Excelente ideia, amigo. Tomara que dê certo.
10 litros de açaí do grosso com 20 de farinha: eles vão é revender e ganhar uma grana em cima. O Preleyson é esperto.
Outra coisa, coitado do pai que vai ter que desembolsar uma viagem absurdamente cara e ainda vai somar com esses presentinhos..
Você sacou a esperteza do Presleyson. Que safado esse cara!
Tá tão caro que poderia ser o valor do dote da noiva. Parabéns pela crônica
Valeu, Ducivânia. Ainda bem que o velho não aceitou, de imediato.

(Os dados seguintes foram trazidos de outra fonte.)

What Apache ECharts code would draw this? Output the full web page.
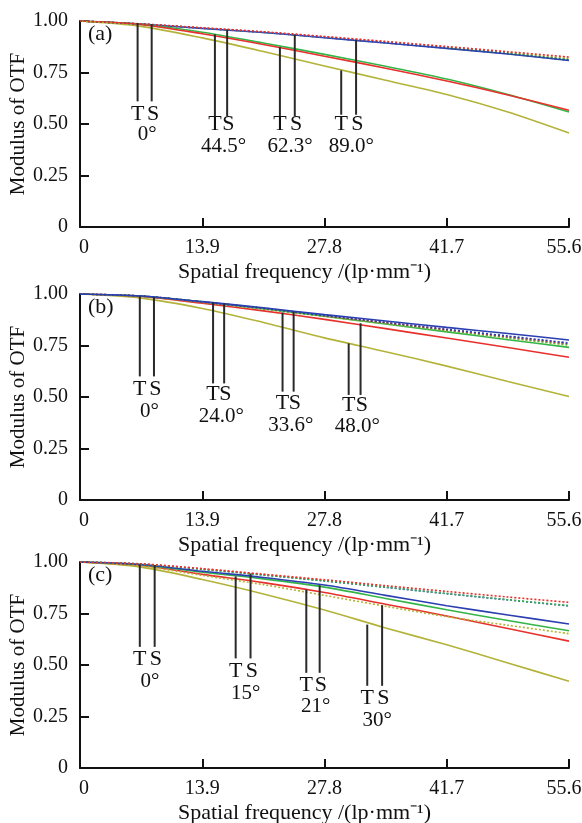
<!DOCTYPE html>
<html>
<head>
<meta charset="utf-8">
<script src="https://cdn.jsdelivr.net/npm/echarts@6/dist/echarts.min.js"></script>
<style>
  html, body { margin: 0; padding: 0; background: #fff; }
  #chart { width: 582px; height: 823px; }
</style>
</head>
<body>
<div id="chart"></div>
<script>
// Sample frequencies (lp/mm) shared by every curve
const freq = [0, 6.95, 13.9, 20.85, 27.8, 34.75, 41.7, 48.65, 55.6];
const xTickLabels = ['0', '13.9', '27.8', '41.7', '55.6'];
const yTickLabels = ['0', '0.25', '0.50', '0.75', '1.00'];

// Panel (a)
const aBlueT   = [1, 0.985, 0.964, 0.944, 0.919, 0.893, 0.867, 0.840, 0.808];
const aBlueS   = [1, 0.985, 0.965, 0.945, 0.920, 0.894, 0.868, 0.841, 0.810];
const aGreenT  = [1, 0.984, 0.945, 0.893, 0.838, 0.780, 0.718, 0.643, 0.558];
const aGreenS  = [1, 0.985, 0.965, 0.945, 0.921, 0.896, 0.870, 0.843, 0.813];
const aRedT    = [1, 0.982, 0.938, 0.886, 0.829, 0.771, 0.709, 0.641, 0.567];
const aRedS    = [1, 0.986, 0.967, 0.948, 0.925, 0.901, 0.876, 0.851, 0.825];
const aYellowT = [1, 0.974, 0.918, 0.852, 0.782, 0.712, 0.643, 0.558, 0.456];
const aYellowS = [1, 0.985, 0.966, 0.946, 0.922, 0.897, 0.872, 0.846, 0.817];
const aAngles  = ['0°', '44.5°', '62.3°', '89.0°'];
const aLineX   = [6.55, 8.15, 15.34, 16.73, 22.73, 24.42, 29.70, 31.39];
const aLineTop = [0.990, 0.985, 0.935, 0.958, 0.873, 0.934, 0.760, 0.907];
const aLineBot = [0.61, 0.61, 0.537, 0.537, 0.537, 0.537, 0.545, 0.545];
const aLetterY = [0.549, 0.497, 0.497, 0.497];
const aAngleY  = [0.448, 0.392, 0.392, 0.392];

// Panel (b)
const bBlueT   = [1, 0.990, 0.963, 0.933, 0.900, 0.869, 0.838, 0.808, 0.777];
const bBlueS   = [1, 0.990, 0.962, 0.931, 0.896, 0.862, 0.829, 0.796, 0.762];
const bGreenT  = [1, 0.990, 0.962, 0.929, 0.892, 0.854, 0.816, 0.778, 0.741];
const bGreenS  = [1, 0.989, 0.960, 0.928, 0.893, 0.858, 0.823, 0.789, 0.754];
const bRedT    = [1, 0.988, 0.955, 0.918, 0.877, 0.832, 0.786, 0.740, 0.693];
const bRedS    = [1, 0.990, 0.961, 0.930, 0.895, 0.861, 0.827, 0.793, 0.759];
const bYellowT = [1, 0.980, 0.930, 0.862, 0.787, 0.720, 0.650, 0.575, 0.502];
const bYellowS = [1, 0.989, 0.959, 0.927, 0.891, 0.856, 0.821, 0.786, 0.751];
const bAngles  = ['0°', '24.0°', '33.6°', '48.0°'];
const bLineX   = [6.80, 8.41, 15.13, 16.39, 23.03, 24.29, 30.55, 31.90];
const bLineTop = [0.988, 0.985, 0.960, 0.955, 0.910, 0.914, 0.760, 0.858];
const bLineBot = [0.60, 0.60, 0.566, 0.566, 0.526, 0.526, 0.51, 0.51];
const bLetterY = [0.537, 0.515, 0.469, 0.461];
const bAngleY  = [0.429, 0.405, 0.364, 0.356];

// Panel (c)
const cBlueT   = [1, 0.988, 0.955, 0.925, 0.888, 0.838, 0.788, 0.743, 0.699];
const cBlueS   = [1, 0.990, 0.965, 0.937, 0.908, 0.877, 0.846, 0.816, 0.787];
const cGreenT  = [1, 0.987, 0.950, 0.918, 0.878, 0.823, 0.768, 0.716, 0.666];
const cGreenS  = [1, 0.990, 0.965, 0.937, 0.909, 0.878, 0.847, 0.817, 0.788];
const cRedT    = [1, 0.983, 0.940, 0.900, 0.852, 0.795, 0.738, 0.677, 0.616];
const cRedS    = [1, 0.991, 0.968, 0.941, 0.914, 0.885, 0.857, 0.830, 0.804];
const cYellowT = [1, 0.975, 0.915, 0.845, 0.767, 0.680, 0.598, 0.510, 0.421];
const cYellowS = [1, 0.980, 0.935, 0.890, 0.838, 0.785, 0.735, 0.693, 0.652];
const cAngles  = ['0°', '15°', '21°', '30°'];
const cLineX   = [6.80, 8.49, 17.70, 19.39, 25.73, 27.25, 32.66, 34.35];
const cLineTop = [0.988, 0.985, 0.930, 0.944, 0.866, 0.887, 0.696, 0.790];
const cLineBot = [0.588, 0.588, 0.532, 0.532, 0.462, 0.462, 0.399, 0.399];
const cLetterY = [0.527, 0.472, 0.402, 0.340];
const cAngleY  = [0.421, 0.361, 0.297, 0.232];

const BLUE = '#2b3fb0', GREEN = '#33b548', RED = '#e8302c', YELLOW = '#b3b33a';
const serif = '"Liberation Serif", "Times New Roman", serif';
const ink = '#111';

const panels = [
  { tag: '(a)', top: 21, curves: [
      [aBlueT, BLUE, false], [aGreenT, GREEN, false], [aRedT, RED, false], [aYellowT, YELLOW, false],
      [aYellowS, YELLOW, true], [aGreenS, GREEN, true], [aBlueS, BLUE, true], [aRedS, RED, true]],
    angles: aAngles, lineX: aLineX, lineTop: aLineTop, lineBot: aLineBot, letterY: aLetterY, angleY: aAngleY },
  { tag: '(b)', top: 294, curves: [
      [bYellowT, YELLOW, false], [bRedT, RED, false], [bGreenT, GREEN, false],
      [bYellowS, YELLOW, true], [bGreenS, GREEN, true], [bRedS, RED, true], [bBlueS, BLUE, true], [bBlueT, BLUE, false]],
    angles: bAngles, lineX: bLineX, lineTop: bLineTop, lineBot: bLineBot, letterY: bLetterY, angleY: bAngleY },
  { tag: '(c)', top: 562, curves: [
      [cYellowT, YELLOW, false], [cRedT, RED, false], [cYellowS, YELLOW, true], [cGreenT, GREEN, false],
      [cBlueT, BLUE, false], [cBlueS, BLUE, true], [cGreenS, GREEN, true], [cRedS, RED, true]],
    angles: cAngles, lineX: cLineX, lineTop: cLineTop, lineBot: cLineBot, letterY: cLetterY, angleY: cAngleY }
];

// first and last x tick labels sit a little inward, as in the figure
function xTickFormatter(v) {
  const k = Math.round(v / 13.9);
  const txt = xTickLabels[k];
  if (k === 0) return '{first|' + txt + '}';
  if (k === xTickLabels.length - 1) return '{last|' + txt + '}';
  return txt;
}

const grids = [], xAxes = [], yAxes = [], series = [], graphics = [];

panels.forEach((p, i) => {
  grids.push({ left: 80, right: 13, top: p.top, height: 206, outerBoundsMode: 'none', containLabel: false });

  xAxes.push({
    gridIndex: i, type: 'value', min: 0, max: 55.6, interval: 13.9,
    axisLine: { lineStyle: { color: ink, width: 2 } },
    axisTick: { inside: true, length: 9, lineStyle: { color: ink, width: 2 } },
    axisLabel: {
      color: ink, fontFamily: serif, fontSize: 20, margin: 11,
      showMinLabel: true, showMaxLabel: true,
      formatter: xTickFormatter,
      rich: {
        first: { fontFamily: serif, fontSize: 20, color: ink, padding: [0, 0, 0, 8] },
        last: { fontFamily: serif, fontSize: 20, color: ink, padding: [0, 10, 0, 0] }
      }
    },
    splitLine: { show: false },
    name: 'Spatial frequency /(lp·mm⁻¹)',
    nameLocation: 'middle', nameGap: 34, nameMoveOverlap: false,
    nameTextStyle: { color: ink, fontFamily: serif, fontSize: 22, padding: [0, 40, 0, 0] }
  });

  yAxes.push({
    gridIndex: i, type: 'value', min: 0, max: 1, interval: 0.25,
    axisLine: { show: true, lineStyle: { color: ink, width: 2 } },
    axisTick: { show: true, inside: true, length: 9, lineStyle: { color: ink, width: 2 } },
    axisLabel: {
      color: ink, fontFamily: serif, fontSize: 20, margin: 12,
      formatter: v => yTickLabels[Math.round(v / 0.25)]
    },
    splitLine: { show: false },
    name: 'Modulus of OTF', nameLocation: 'middle', nameGap: 51, nameRotate: 90,
    nameMoveOverlap: false,
    nameTextStyle: { color: ink, fontFamily: serif, fontSize: 21 }
  });

  // MTF curves: solid = tangential, dotted = sagittal
  p.curves.forEach(([vals, color, dotted]) => {
    series.push({
      type: 'line', xAxisIndex: i, yAxisIndex: i,
      data: freq.map((f, k) => [f, vals[k]]),
      smooth: 0.3, symbol: 'none', silent: true,
      lineStyle: { color, width: 1.6, type: dotted ? [2, 2] : 'solid' }
    });
  });

  // leader lines from the field labels up to the curves
  p.lineX.forEach((x, k) => {
    series.push({
      type: 'line', xAxisIndex: i, yAxisIndex: i,
      data: [[x, p.lineTop[k]], [x, p.lineBot[k]]],
      symbol: 'none', silent: true,
      lineStyle: { color: '#2a2a2a', width: 2 }
    });
  });

  const letters = [], angleMarks = [];
  p.angles.forEach((a, g) => {
    const xT = p.lineX[2 * g], xS = p.lineX[2 * g + 1];
    letters.push({ name: 'T', value: [xT, p.letterY[g]] });
    letters.push({ name: 'S', value: [xS + 0.15, p.letterY[g]] });
    angleMarks.push({ name: a, value: [(xT + xS) / 2 + 0.3, p.angleY[g]] });
  });
  [[letters, 22], [angleMarks, 21]].forEach(([d, size]) => {
    series.push({
      type: 'scatter', xAxisIndex: i, yAxisIndex: i, data: d,
      symbolSize: 0, silent: true,
      itemStyle: { opacity: 1 },
      label: {
        show: true, position: 'inside', formatter: '{b}',
        color: ink, fontFamily: serif, fontSize: size
      }
    });
  });

  graphics.push({
    type: 'text', left: 88, top: p.top + 2,
    style: { text: p.tag, font: '22px ' + serif, fill: ink }
  });
});

const chart = echarts.init(document.getElementById('chart'), null, { renderer: 'canvas' });
chart.setOption({
  animation: false,
  backgroundColor: '#fff',
  grid: grids,
  xAxis: xAxes,
  yAxis: yAxes,
  series: series,
  graphic: graphics
});
</script>
</body>
</html>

Uma passageira esperava sua bagagem na sala de desembarque do aeroporto Juscelino Kibitschek. Quando já havia recolhido sua bagagem no carrinho, outro passageiro pergunta: “Você veio de Belém ou de Macapá?”. A passageira quer saber: “De Macapá. Mas como você soube?”. O outro respondeu: “Por causa do isopor.” Estive em Belém em junho e não fugi à regra. Meu isopor tinha camarão, açaí, farinha de tapioca, charque “Independência” e até chicória. Parabéns pela crônica, Cleo.
É facílimo identificar o nortista. Antigamente, era através do paneiro. Inclusive, o Roberto Carlos, na 1ª vez que foi à Belém, comprou 1 paneiro de farinha, na feira da 25 de setembro. Se o rei pode…
Daqui a pouco não será mais “magnata do petróleo” e sim “magnata do açaí” com o preço aumentando cada vez mais. Parabéns pela crônica pai!
Vamos ficar ricos, meu bem? É só começarmos a plantar pés de açaí e hastes de mandioca. kkk
PRESENTE DE GREGO: Com o preço que está o açaí e farinha sairia mais barato ela ir casar em Macapá….
Parece que, com o início de cada ano,o preço das coisas e não-coisas (!!!???) aumenta e ninguém diz nada.
Esse pedido é de acabar qualquer casamento. Também, com esse alto preço das coisas, principalmente do açaí e farinha, só terminaria assim. rsrsrsrs
Parabéns Cléo!Estava com saudade de ver nesse blog mais uma de suas crônicas publicada.
Bondade sua!
Também, Cléo, a Divinha faz um pedido dos infernos para um aposentado, com o açaí e farinha pelo preço que estão. Parabéns por mais essa bela crônica.
Boa sacada, Evaldy. Com o preço que tá, nem pai aguenta.